I was always under the impression that she and Edward were engaged by the end of the episode, but the wedding hadn't taken place yet. (I could be wrong.) In my opinion, it's not fair to give the episode one star less just because of the ending being cut-off. That was an error in this particular recording, not in the original script, so it has nothing to do with the actual episode. The quality of the episode is the same, regardless of whether this recording is complete or not.


After reading Russells review I know see that Iw as not teh only oen who experienced tehe dn being cut off. I enjoyed this episode very much. The old saying it doesn't matter who you marry tehy hange into someone else anyway after you get married. There si mroe to a book than its cover! Check this episode out it is a good one!

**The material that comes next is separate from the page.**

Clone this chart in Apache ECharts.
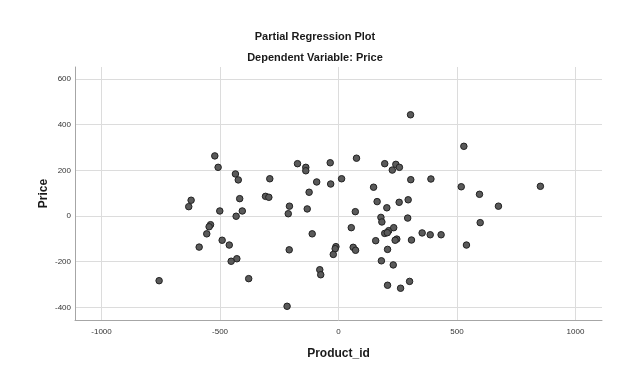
<!DOCTYPE html>
<html>
<head>
<meta charset="utf-8">
<script src="https://cdn.jsdelivr.net/npm/echarts@6/dist/echarts.min.js"></script>
<style>
html,body{margin:0;padding:0;background:#fff;}
#chart{width:630px;height:370px;}
</style>
</head>
<body>
<div id="chart"></div>
<script>
var chartTitle = 'Partial Regression Plot';
var chartSubtitle = 'Dependent Variable: Price';
var xName = 'Product_id';
var yName = 'Price';
var xTicks = [-1000, -500, 0, 500, 1000];
var yTicks = [-400, -200, 0, 200, 400, 600];

var productId = [
  -757, -522, -508, -435, -423, -290, -622, -632, -417, -308,
  -294, -501, -406, -432, -540, -546, -556, -491, -461, -588,
  -429, -453, -379, -173, -138, -138, -35, 76, 195, -92,
  -33, 13, 148, -124, -207, -212, -132, 163, 204, 71,
  179, 183, 54, -111, 212, 195, 157, -208, -11, -14,
  -22, 62, 72, 207, 181, -79, -75, 207, -217, 304,
  529, 242, 257, 227, 305, 390, 518, 595, 675, 256,
  294, 292, 598, 233, 206, 246, 239, 308, 353, 387,
  433, 540, 231, 300, 262, 852
];
var price = [
  -283, 263, 213, 184, 158, 163, 69, 41, 76, 86,
  82, 22, 22, -1, -38, -47, -78, -106, -127, -136,
  -187, -198, -274, 229, 213, 198, 233, 253, 229, 149,
  140, 163, 126, 104, 43, 10, 31, 63, 36, 19,
  -6, -26, -51, -78, -64, -76, -108, -148, -134, -143,
  -168, -137, -150, -146, -196, -235, -257, -303, -395, 443,
  305, 226, 213, 201, 159, 162, 128, 95, 43, 60,
  71, -9, -29, -51, -73, -101, -106, -105, -74, -82,
  -82, -127, -214, -286, -316, 130
];

var points = productId.map(function (x, i) { return [x, price[i]]; });

var chart = echarts.init(document.getElementById('chart'), null, {renderer: 'canvas'});
chart.setOption({
  backgroundColor: '#ffffff',
  animation: false,
  title: [
    {text: chartTitle, left: 'center', top: 26,
     textStyle: {fontFamily: 'Liberation Sans', fontWeight: 'bold', fontSize: 11, color: '#1a1a1a'}},
    {text: chartSubtitle, left: 'center', top: 47,
     textStyle: {fontFamily: 'Liberation Sans', fontWeight: 'bold', fontSize: 11, color: '#1a1a1a'}}
  ],
  grid: {left: 75, right: 28, top: 67, bottom: 50, containLabel: false},
  xAxis: {
    type: 'value', min: -1112, max: 1112,
    name: xName, nameLocation: 'middle', nameGap: 28, nameMoveOverlap: false,
    nameTextStyle: {fontFamily: 'Liberation Sans', fontWeight: 'bold', fontSize: 12, color: '#1a1a1a'},
    axisLine: {show: true, onZero: false, lineStyle: {color: '#a6a6a6', width: 1}},
    axisTick: {show: false, customValues: xTicks},
    axisLabel: {customValues: xTicks, fontFamily: 'Liberation Sans', fontSize: 8, color: '#333', margin: 8,
      formatter: function (v) { return String(v); }},
    splitLine: {show: true, lineStyle: {color: '#dcdcdc', width: 1}}
  },
  yAxis: {
    type: 'value', min: -455, max: 652,
    name: yName, nameLocation: 'middle', nameGap: 25, nameRotate: 90, nameMoveOverlap: false,
    nameTextStyle: {fontFamily: 'Liberation Sans', fontWeight: 'bold', fontSize: 12, color: '#1a1a1a'},
    axisLine: {show: true, onZero: false, lineStyle: {color: '#a6a6a6', width: 1}},
    axisTick: {show: false, customValues: yTicks},
    axisLabel: {customValues: yTicks, fontFamily: 'Liberation Sans', fontSize: 8, color: '#333', margin: 4,
      formatter: function (v) { return String(v); }},
    splitLine: {show: true, lineStyle: {color: '#dcdcdc', width: 1}}
  },
  series: [{
    type: 'scatter',
    data: points,
    symbol: 'circle',
    symbolSize: 6.5,
    itemStyle: {color: '#5a5a5a', borderColor: '#222', borderWidth: 1, opacity: 1}
  }]
});
</script>
</body>
</html>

This is a very good episode and it deserves five stars, even if it was cut off at the end. I don't think that's the fault of the original episode, but just in the recording this particular broadcast is from. I like this episode because it once again shows that not everything is black and white. I like the way they explored the issue of arranged marriage vs. marriage by choice. The ending was very interesting, (but I won't give it away). Too bad the ending was cut off, but I don't think they planned it that way. I just wish we could get a recording where we could finally hear the end.


I'm glad others liked this and found it worth listening to, but for me, it was dull, boring, repetitive, and lifeless. It had whiny unlikeable characters, a weak story, and the puny twist ending was cut as short as my patience after 41 min of listening to it, but hey, to each their own, it may suit you. Good luck. :-)


The cut off recording was replaced with the full episode. We now hear the end and the epilogue.